Yashwant Shinde in front of the Nanded district court, on 22 September 2022. SAGAR FOR THE CARAVAN

On 4 November, a district court judge, who had been adjudicating trial proceedings in the 2006 Nanded blast case since May, informed the parties involved that the case had been transferred to another judge, with the next hearing postponed to 13 December. The parties to the case are Manoj Chaladan, the public prosecutor of the Central Bureau of Investigation; Yashwant Shinde, a former Rashtriya Swayamsevak Sangh pracharak seeking his own impleadment as a witness in the case; and five men accused in the blast, represented by their lawyer Ramesh Govind Paradkar. All three parties had gathered in the court on 4 November expecting an argument over Shinde’s application, which was filed alongside a sworn affidavit claiming that he was trained in bomb-making alongside the accused.

I previously reported for The Caravan on the contents of Shinde’s application and his claims of being a witness to a conspiracy by Hindu fundamentalist groups that led to several bomb blasts across the country during the mid-2000s. Shinde claims that Milind Parande, who is currently the secretary general of the Vishva Hindu Parishad, was the mastermind of the blasts and that the bomb-making training he attended had been organised by Parande. He has asked for Parande to be added as an accused in the Nanded blast case.
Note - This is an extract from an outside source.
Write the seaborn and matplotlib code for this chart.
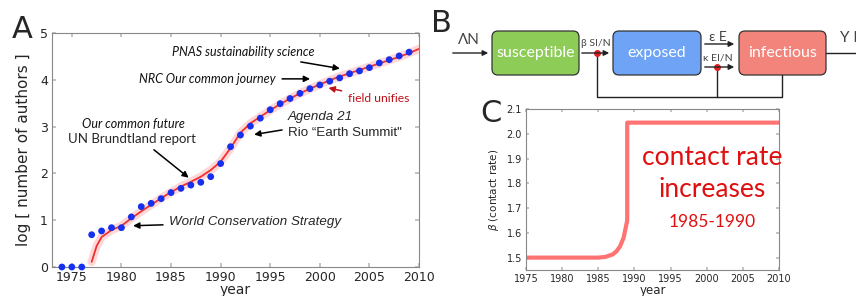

In the previous hearing, on 22 September, the CBI and the lawyer of the accused, in a written submission, had opposed Shinde’s application to be added as a witness on the grounds that he was absent from the case for 16 years and that he was neither a complainant nor an accused in it. In his last order in the case, AR Dhamecha, the extra joint district judge before whom the hearings happened so far, said he would allow Shinde to argue the CBI’s dismissal of his testimony and their opposition to add Milind Parande as an accused in the case.

Shinde had also filed applications with the court to allow him access to the chargesheet and supplementary chargesheet filed by the Maharashtra Police’s Anti Terrorism Squad in 2006, a supplementary report filed by the CBI in 2008, a supplementary chargesheet filed by the CBI in 2009, a copy of the First Information Report and closure report filed by CBI in 2020, statements of witnesses, spot panchnamas and a copy of the narco-analysis test results of Rahul Pande and Sanjay Chaudhari, two accused in the case. Shinde’s lawyer, Sangmeshwar Delmade, told me they had not yet been given access to any of these documents and were hoping to argue for access to them on the hearing that was scheduled yesterday. “We can’t argue against CBI’s written submission until we know what has been investigated so far,” Delmade said.

The Nanded blast case involves an explosion at the house of Laxman Gundayya Rajkondwar on 5 April 2006. The blast killed his son, Naresh Rajkondwar, and his son’s friend, Himanshu Panse. The police soon discovered that it was an accidental explosion and that Rajkondawar’s home was being used to make bombs. Early in its investigation, the Maharashtra ATS accused seven men in the case and added four more later. The investigation also revealed that the men were earlier involved in bomb blasts at mosques in Jalna, Purna and Parbhani in 2003 and 2004.